──────── GIVEN INFORMATION ────────
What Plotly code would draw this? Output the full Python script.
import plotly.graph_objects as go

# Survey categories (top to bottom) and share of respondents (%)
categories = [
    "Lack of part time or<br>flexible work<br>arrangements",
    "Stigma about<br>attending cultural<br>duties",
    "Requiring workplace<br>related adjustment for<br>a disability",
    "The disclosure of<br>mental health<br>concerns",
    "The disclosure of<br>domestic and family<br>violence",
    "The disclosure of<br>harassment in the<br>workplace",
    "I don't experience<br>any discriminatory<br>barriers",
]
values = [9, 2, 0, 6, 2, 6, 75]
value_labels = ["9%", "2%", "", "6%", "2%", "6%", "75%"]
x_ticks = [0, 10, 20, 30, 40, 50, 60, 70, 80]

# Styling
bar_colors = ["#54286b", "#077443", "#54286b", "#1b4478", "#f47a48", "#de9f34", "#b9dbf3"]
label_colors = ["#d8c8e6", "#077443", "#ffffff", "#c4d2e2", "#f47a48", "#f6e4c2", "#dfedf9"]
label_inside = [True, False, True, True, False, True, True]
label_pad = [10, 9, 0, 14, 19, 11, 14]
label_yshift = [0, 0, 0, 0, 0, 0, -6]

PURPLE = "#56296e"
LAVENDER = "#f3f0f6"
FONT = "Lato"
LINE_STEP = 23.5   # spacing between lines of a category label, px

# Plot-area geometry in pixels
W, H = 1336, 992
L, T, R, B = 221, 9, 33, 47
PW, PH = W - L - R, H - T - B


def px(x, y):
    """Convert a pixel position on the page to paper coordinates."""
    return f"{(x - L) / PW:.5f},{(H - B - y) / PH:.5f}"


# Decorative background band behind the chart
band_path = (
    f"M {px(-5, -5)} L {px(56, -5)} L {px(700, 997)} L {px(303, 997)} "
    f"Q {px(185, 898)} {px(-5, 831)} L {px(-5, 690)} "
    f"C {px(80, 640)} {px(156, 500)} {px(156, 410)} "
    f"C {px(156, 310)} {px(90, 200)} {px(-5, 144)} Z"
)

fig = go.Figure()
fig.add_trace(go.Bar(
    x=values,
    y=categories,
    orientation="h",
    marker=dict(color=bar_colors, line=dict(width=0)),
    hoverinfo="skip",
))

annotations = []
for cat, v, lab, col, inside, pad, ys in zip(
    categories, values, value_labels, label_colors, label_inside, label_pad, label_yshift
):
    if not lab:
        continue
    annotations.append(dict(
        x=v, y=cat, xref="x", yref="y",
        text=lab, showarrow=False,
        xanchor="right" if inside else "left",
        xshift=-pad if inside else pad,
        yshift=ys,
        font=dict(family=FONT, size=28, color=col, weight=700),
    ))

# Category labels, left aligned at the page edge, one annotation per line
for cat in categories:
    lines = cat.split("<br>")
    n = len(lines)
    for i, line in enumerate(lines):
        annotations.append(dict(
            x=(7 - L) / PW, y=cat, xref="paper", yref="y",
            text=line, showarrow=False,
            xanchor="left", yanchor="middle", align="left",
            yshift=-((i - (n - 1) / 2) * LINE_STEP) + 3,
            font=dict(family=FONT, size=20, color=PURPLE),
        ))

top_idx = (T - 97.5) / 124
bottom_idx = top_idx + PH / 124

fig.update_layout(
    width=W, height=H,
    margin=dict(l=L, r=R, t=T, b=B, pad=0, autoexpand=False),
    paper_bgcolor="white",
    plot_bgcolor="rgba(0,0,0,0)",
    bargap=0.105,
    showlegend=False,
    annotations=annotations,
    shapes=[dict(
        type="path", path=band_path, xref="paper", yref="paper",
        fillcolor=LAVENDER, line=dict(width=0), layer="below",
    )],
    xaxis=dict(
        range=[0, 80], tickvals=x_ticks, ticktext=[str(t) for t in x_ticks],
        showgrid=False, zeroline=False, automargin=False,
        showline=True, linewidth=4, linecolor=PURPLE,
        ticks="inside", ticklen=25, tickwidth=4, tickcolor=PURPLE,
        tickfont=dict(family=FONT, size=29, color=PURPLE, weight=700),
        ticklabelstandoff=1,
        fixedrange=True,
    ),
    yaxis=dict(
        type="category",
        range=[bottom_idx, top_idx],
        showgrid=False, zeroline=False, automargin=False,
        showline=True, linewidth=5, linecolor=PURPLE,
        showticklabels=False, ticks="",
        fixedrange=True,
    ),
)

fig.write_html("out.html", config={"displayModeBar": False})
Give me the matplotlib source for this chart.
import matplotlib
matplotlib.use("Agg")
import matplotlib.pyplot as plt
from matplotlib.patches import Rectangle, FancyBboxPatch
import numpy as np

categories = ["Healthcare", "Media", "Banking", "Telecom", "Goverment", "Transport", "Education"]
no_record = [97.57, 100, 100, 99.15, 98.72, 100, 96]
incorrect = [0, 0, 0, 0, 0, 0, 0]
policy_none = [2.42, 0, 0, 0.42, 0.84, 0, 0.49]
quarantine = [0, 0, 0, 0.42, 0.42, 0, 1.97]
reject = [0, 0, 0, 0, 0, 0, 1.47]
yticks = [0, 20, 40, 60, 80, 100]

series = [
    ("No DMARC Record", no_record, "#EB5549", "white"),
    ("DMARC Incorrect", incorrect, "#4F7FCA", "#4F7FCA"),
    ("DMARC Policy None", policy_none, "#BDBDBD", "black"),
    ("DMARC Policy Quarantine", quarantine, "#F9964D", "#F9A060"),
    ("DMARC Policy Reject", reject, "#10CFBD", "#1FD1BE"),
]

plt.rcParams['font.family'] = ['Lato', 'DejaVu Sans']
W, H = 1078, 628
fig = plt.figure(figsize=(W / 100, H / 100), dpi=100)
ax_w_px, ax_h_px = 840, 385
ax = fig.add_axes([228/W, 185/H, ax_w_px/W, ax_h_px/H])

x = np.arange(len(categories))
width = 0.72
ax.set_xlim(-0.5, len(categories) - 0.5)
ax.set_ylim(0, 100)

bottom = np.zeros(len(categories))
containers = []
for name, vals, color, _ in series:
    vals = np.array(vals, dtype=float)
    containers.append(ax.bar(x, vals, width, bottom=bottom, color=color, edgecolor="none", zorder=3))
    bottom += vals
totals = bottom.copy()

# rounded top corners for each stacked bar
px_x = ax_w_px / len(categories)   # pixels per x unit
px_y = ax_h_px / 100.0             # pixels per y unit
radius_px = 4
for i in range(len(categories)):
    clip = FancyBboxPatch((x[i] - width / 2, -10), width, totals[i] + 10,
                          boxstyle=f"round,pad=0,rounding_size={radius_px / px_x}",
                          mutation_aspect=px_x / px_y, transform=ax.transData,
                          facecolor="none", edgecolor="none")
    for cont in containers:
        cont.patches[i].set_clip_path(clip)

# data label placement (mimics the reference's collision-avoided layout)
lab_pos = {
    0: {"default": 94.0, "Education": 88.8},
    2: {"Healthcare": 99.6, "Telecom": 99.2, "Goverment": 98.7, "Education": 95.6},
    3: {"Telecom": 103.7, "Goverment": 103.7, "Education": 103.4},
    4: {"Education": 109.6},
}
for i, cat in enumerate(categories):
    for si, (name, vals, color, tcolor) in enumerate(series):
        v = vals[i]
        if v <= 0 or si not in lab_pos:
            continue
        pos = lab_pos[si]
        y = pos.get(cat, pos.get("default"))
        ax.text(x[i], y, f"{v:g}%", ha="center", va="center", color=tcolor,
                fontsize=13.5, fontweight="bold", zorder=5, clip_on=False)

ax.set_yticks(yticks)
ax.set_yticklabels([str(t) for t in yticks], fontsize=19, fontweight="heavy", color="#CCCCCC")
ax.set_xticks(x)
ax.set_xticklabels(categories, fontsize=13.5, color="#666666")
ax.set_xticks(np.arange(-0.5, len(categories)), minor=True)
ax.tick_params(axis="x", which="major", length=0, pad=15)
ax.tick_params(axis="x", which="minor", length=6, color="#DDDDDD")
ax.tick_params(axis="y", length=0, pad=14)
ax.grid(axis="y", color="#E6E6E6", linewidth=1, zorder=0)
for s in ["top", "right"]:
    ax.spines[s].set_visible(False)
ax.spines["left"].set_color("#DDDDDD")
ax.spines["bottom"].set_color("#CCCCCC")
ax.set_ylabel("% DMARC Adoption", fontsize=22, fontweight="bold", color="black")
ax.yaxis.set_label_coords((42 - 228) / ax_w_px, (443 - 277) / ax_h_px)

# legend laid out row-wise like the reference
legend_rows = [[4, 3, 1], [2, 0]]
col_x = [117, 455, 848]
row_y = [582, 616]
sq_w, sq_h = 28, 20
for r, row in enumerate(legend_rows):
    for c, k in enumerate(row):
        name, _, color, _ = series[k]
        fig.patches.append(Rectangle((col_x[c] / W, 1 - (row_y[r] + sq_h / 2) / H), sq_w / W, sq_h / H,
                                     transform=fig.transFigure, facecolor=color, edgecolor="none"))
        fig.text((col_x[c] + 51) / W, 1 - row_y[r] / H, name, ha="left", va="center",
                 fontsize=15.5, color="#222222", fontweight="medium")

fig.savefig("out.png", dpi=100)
────────
## [WRITTEN TASK]
Read the lines above. Gather those in which the string "chart" is found.

## [WRITTEN RESPONSE]
# Decorative background band behind the chart
Give me the matplotlib source for this chart.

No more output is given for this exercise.